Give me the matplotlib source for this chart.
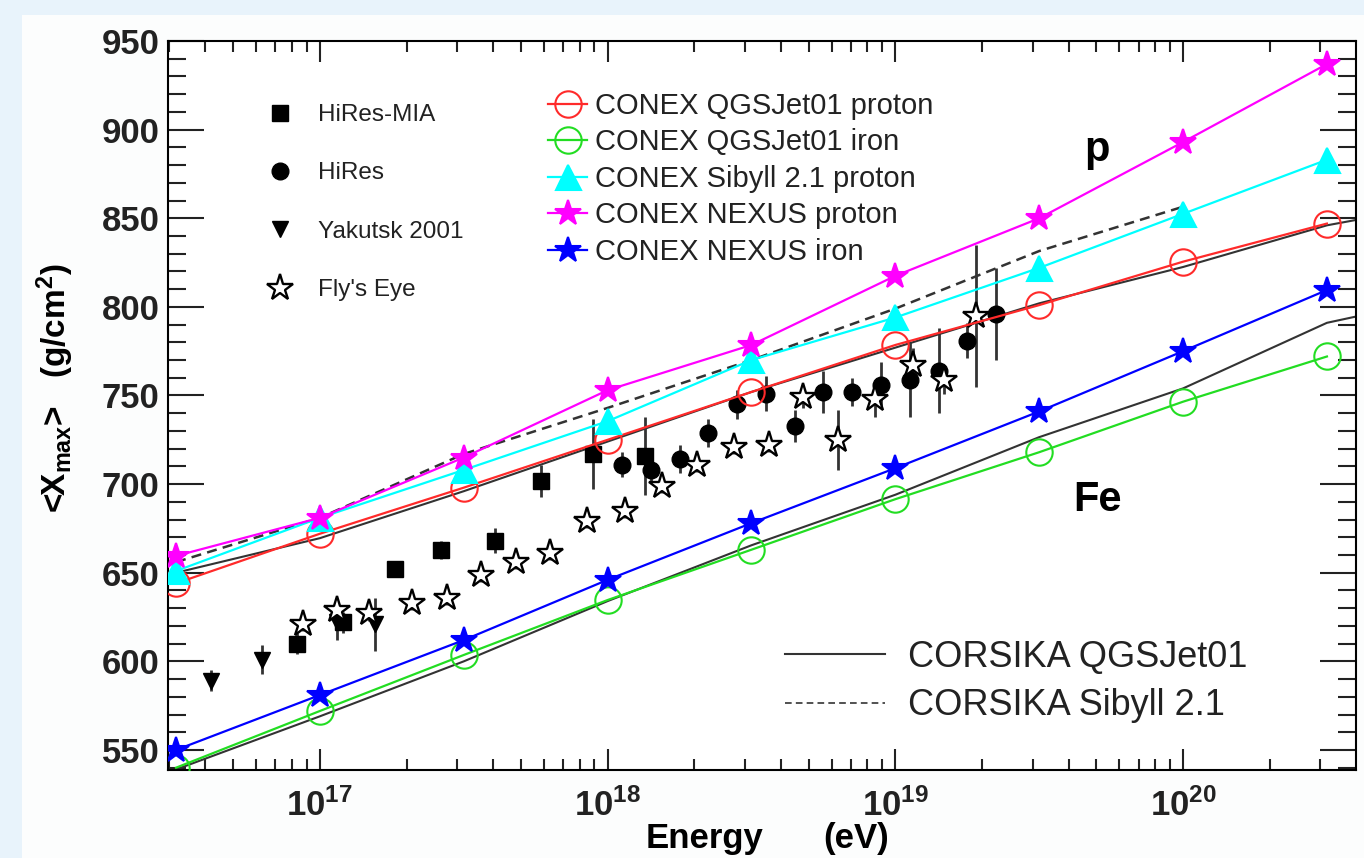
import numpy as np
import matplotlib
matplotlib.use("Agg")
import matplotlib.pyplot as plt
from matplotlib.lines import Line2D
from matplotlib.patches import Rectangle
from matplotlib.ticker import MultipleLocator, LogLocator, NullFormatter

plt.rcParams['font.family'] = ['Liberation Sans', 'DejaVu Sans']
plt.rcParams['mathtext.fontset'] = 'custom'
plt.rcParams['mathtext.rm'] = 'Liberation Sans:bold'
plt.rcParams['mathtext.bf'] = 'Liberation Sans:bold'
plt.rcParams['mathtext.it'] = 'Liberation Sans:bold'
plt.rcParams['mathtext.default'] = 'bf'

# CONEX simulations (log10 E/eV, <Xmax> g/cm2)
conex_loge = [16.5, 17.0, 17.5, 18.0, 18.5, 19.0, 19.5, 20.0, 20.5]
qgs_proton = [644, 672, 698, 725, 752, 778.5, 801, 825.5, 847]
qgs_iron = [540, 572, 603.6, 634.6, 663, 691.5, 718, 746.5, 772]
sib_proton = [651, 681, 708, 735.5, 770, 794, 822, 852.5, 883]
nexus_proton = [659.5, 681, 715, 753, 778.5, 817.5, 850, 893, 937]
nexus_iron = [550, 581, 612, 646, 678, 709, 741, 775, 809.5]

# CORSIKA reference curves
cors_qgs_loge = [16.5, 17.0, 17.5, 18.0, 18.5, 19.0, 19.5, 20.0, 20.5, 20.6]
cors_qgs_proton = [650, 669.5, 696, 724, 752, 777, 802, 822.5, 846, 849]
cors_qgs_iron = [539, 569, 600, 634, 665.5, 694, 726.5, 754, 791, 794.5]
cors_sib_loge = [16.5, 17.0, 17.5, 18.0, 18.5, 19.0, 19.5, 20.0]
cors_sib_proton = [656, 681, 717, 743, 770, 799, 831.5, 856.5]

# measurements
mia_loge = [16.92, 17.08, 17.26, 17.42, 17.61, 17.77, 17.95, 18.13]
mia_xmax = [610, 622, 652, 663, 668, 702, 717, 716]
mia_err = [6, 6, 4, 5, 7, 9, 20, 22]

hires_loge = [18.05, 18.15, 18.25, 18.35, 18.45, 18.55, 18.65, 18.75, 18.85,
              18.95, 19.05, 19.15, 19.25, 19.35]
hires_xmax = [711, 708, 714, 729, 745, 751, 733, 752, 752, 756, 759, 764, 781, 796]
hires_err = [7, 6, 8, 8, 8, 10, 9, 12, 8, 13, 21, 24, 10, 26]

yak_loge = [16.62, 16.80, 17.06, 17.19]
yak_xmax = [589, 601, 622, 621]
yak_err = [6, 8, 10, 15]

fly_loge = [16.94, 17.06, 17.17, 17.32, 17.44, 17.56, 17.68, 17.80, 17.93, 18.06,
            18.19, 18.31, 18.44, 18.56, 18.68, 18.80, 18.93, 19.06, 19.17, 19.28]
fly_xmax = [621, 629, 627, 633, 636, 649, 656, 661, 679, 685,
            699, 711, 721, 722, 749, 725, 748, 767, 759, 795]
fly_err = [4, 4, 4, 4, 4, 4, 4, 4, 4, 4,
           4, 4, 4, 4, 6, 17, 10, 10, 8, 40]

W, H = 1364, 858
fig = plt.figure(figsize=(W / 100, H / 100), dpi=100, facecolor='#e8f3fb')
fig.patches.append(Rectangle((22 / W, 0), 1, 1 - 15 / H, transform=fig.transFigure,
                             facecolor='#fcfdfd', edgecolor='none', zorder=-10))
ax = fig.add_axes([168 / W, 88 / H, (1356 - 168) / W, (770 - 41) / H])
ax.set_facecolor('white')

def E(loge):
    return 10 ** np.asarray(loge)

# CORSIKA lines
ax.plot(E(cors_qgs_loge), cors_qgs_proton, color='#333333', lw=1.5, zorder=2)
ax.plot(E(cors_qgs_loge), cors_qgs_iron, color='#333333', lw=1.5, zorder=2)
ax.plot(E(cors_sib_loge), cors_sib_proton, color='#333333', lw=1.8,
        ls=(0, (4, 2.5)), zorder=2)

# measurements
ekw = dict(color='black', ecolor='#333333', elinewidth=2, capsize=0, ls='none', zorder=4)
ax.errorbar(E(mia_loge), mia_xmax, yerr=mia_err, fmt='s', ms=12, **ekw)
ax.errorbar(E(hires_loge), hires_xmax, yerr=hires_err, fmt='o', ms=12, **ekw)
ax.errorbar(E(yak_loge), yak_xmax, yerr=yak_err, fmt='v', ms=12, **ekw)
ax.errorbar(E(fly_loge), fly_xmax, yerr=fly_err, fmt='*', ms=20, mfc='white',
            mec='black', mew=1.7, **ekw)

# CONEX
conex = [
    (qgs_proton, '#ff2a2a', 'o', 'none', 19, 'CONEX QGSJet01 proton'),
    (qgs_iron, '#22dd22', 'o', 'none', 19, 'CONEX QGSJet01 iron'),
    (sib_proton, '#00ffff', '^', '#00ffff', 18, 'CONEX Sibyll 2.1 proton'),
    (nexus_proton, '#ff00ff', '*', '#ff00ff', 19, 'CONEX NEXUS proton'),
    (nexus_iron, '#0000ff', '*', '#0000ff', 19, 'CONEX NEXUS iron'),
]
conex_handles = []
for vals, col, mk, fc, ms, lab in conex:
    h, = ax.plot(E(conex_loge), vals, color=col, lw=1.6, marker=mk, ms=ms,
                 mfc=fc, mec=col, mew=1.5, zorder=5, label=lab)
    conex_handles.append(h)

ax.set_xscale('log')
ax.set_xlim(10 ** 16.472, 10 ** 20.601)
ax.set_ylim(538.7, 950)
ax.yaxis.set_major_locator(MultipleLocator(50))
ax.yaxis.set_minor_locator(MultipleLocator(10))
ax.xaxis.set_minor_locator(LogLocator(base=10, subs=np.arange(2, 10), numticks=20))
ax.xaxis.set_minor_formatter(NullFormatter())
xt = [1e17, 1e18, 1e19, 1e20]
ax.set_xticks(xt)
ax.set_xticklabels([r'$10^{%d}$' % int(np.log10(v)) for v in xt])

for s in ax.spines.values():
    s.set_linewidth(1.5)
ax.tick_params(which='both', direction='in', top=True, right=True, width=1.5,
               colors='#222222', labelsize=25)
ax.tick_params(axis='y', which='major', length=26, pad=6)
ax.tick_params(axis='y', which='minor', length=13)
ax.tick_params(axis='x', which='major', length=15, pad=13)
ax.tick_params(axis='x', which='minor', length=8)
for lab in ax.get_yticklabels():
    lab.set_fontweight('bold')

ax.text(0.782, 0.85, 'p', transform=ax.transAxes, fontsize=30, fontweight='bold',
        ha='center', va='center')
ax.text(0.782, 0.37, 'Fe', transform=ax.transAxes, fontsize=30, fontweight='bold',
        ha='center', va='center')

ax.text(0.452, -0.094, 'Energy', transform=ax.transAxes, fontsize=25,
        fontweight='bold', ha='center', va='center')
ax.text(0.579, -0.094, '(eV)', transform=ax.transAxes, fontsize=25,
        fontweight='bold', ha='center', va='center')
fig.text(55 / W, 1 - 388 / H, r'<X$_{max}$>   (g/cm$^{2}$)', rotation=90,
         fontsize=24, fontweight='bold', ha='center', va='center')

# legends
data_handles = [
    Line2D([], [], ls='none', marker='s', ms=12, color='black'),
    Line2D([], [], ls='none', marker='o', ms=12, color='black'),
    Line2D([], [], ls='none', marker='v', ms=12, color='black'),
    Line2D([], [], ls='none', marker='*', ms=20, mfc='white', mec='black', mew=1.7),
]
data_labels = ['HiRes-MIA', 'HiRes', 'Yakutsk 2001', "Fly's Eye"]
leg1 = ax.legend(data_handles, data_labels, loc='upper left',
                 bbox_to_anchor=(268 / W, 1 - 104 / H), bbox_transform=fig.transFigure,
                 frameon=False, fontsize=17.5, handlelength=1.0, handletextpad=1.05,
                 labelspacing=1.5, borderpad=0, borderaxespad=0, numpoints=1)
for t in leg1.get_texts():
    t.set_color('#222222')
ax.add_artist(leg1)

leg2 = ax.legend(handles=conex_handles, loc='upper left',
                 bbox_to_anchor=(548 / W, 1 - 92 / H), bbox_transform=fig.transFigure,
                 frameon=False, fontsize=21, handlelength=1.34, handletextpad=0.27,
                 labelspacing=0.29, borderpad=0, borderaxespad=0, numpoints=1)
for t in leg2.get_texts():
    t.set_color('#222222')
ax.add_artist(leg2)

cors_handles = [
    Line2D([], [], color='#333333', lw=1.5),
    Line2D([], [], color='#333333', lw=1.2, ls=(0, (4, 2.5))),
]
leg3 = ax.legend(cors_handles, ['CORSIKA QGSJet01', 'CORSIKA Sibyll 2.1'],
                 loc='upper left', bbox_to_anchor=(785 / W, 1 - 640 / H),
                 bbox_transform=fig.transFigure, frameon=False, fontsize=26,
                 handlelength=2.77, handletextpad=0.64, labelspacing=0.37,
                 borderpad=0, borderaxespad=0)
for t in leg3.get_texts():
    t.set_color('#222222')

fig.savefig('out.png', dpi=100, facecolor=fig.get_facecolor())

# Problem requirements
Restate each line from the start of the listing through the line bearing "cors_sib_proton = [656, 681, 717, 743, 770, 799, 831.5, 856.5]" word for word. Drop the pictures.

# The response
Give me the matplotlib source for this chart.
import numpy as np
import matplotlib
matplotlib.use("Agg")
import matplotlib.pyplot as plt
from matplotlib.lines import Line2D
from matplotlib.patches import Rectangle
from matplotlib.ticker import MultipleLocator, LogLocator, NullFormatter

plt.rcParams['font.family'] = ['Liberation Sans', 'DejaVu Sans']
plt.rcParams['mathtext.fontset'] = 'custom'
plt.rcParams['mathtext.rm'] = 'Liberation Sans:bold'
plt.rcParams['mathtext.bf'] = 'Liberation Sans:bold'
plt.rcParams['mathtext.it'] = 'Liberation Sans:bold'
plt.rcParams['mathtext.default'] = 'bf'

# CONEX simulations (log10 E/eV, <Xmax> g/cm2)
conex_loge = [16.5, 17.0, 17.5, 18.0, 18.5, 19.0, 19.5, 20.0, 20.5]
qgs_proton = [644, 672, 698, 725, 752, 778.5, 801, 825.5, 847]
qgs_iron = [540, 572, 603.6, 634.6, 663, 691.5, 718, 746.5, 772]
sib_proton = [651, 681, 708, 735.5, 770, 794, 822, 852.5, 883]
nexus_proton = [659.5, 681, 715, 753, 778.5, 817.5, 850, 893, 937]
nexus_iron = [550, 581, 612, 646, 678, 709, 741, 775, 809.5]

# CORSIKA reference curves
cors_qgs_loge = [16.5, 17.0, 17.5, 18.0, 18.5, 19.0, 19.5, 20.0, 20.5, 20.6]
cors_qgs_proton = [650, 669.5, 696, 724, 752, 777, 802, 822.5, 846, 849]
cors_qgs_iron = [539, 569, 600, 634, 665.5, 694, 726.5, 754, 791, 794.5]
cors_sib_loge = [16.5, 17.0, 17.5, 18.0, 18.5, 19.0, 19.5, 20.0]
cors_sib_proton = [656, 681, 717, 743, 770, 799, 831.5, 856.5]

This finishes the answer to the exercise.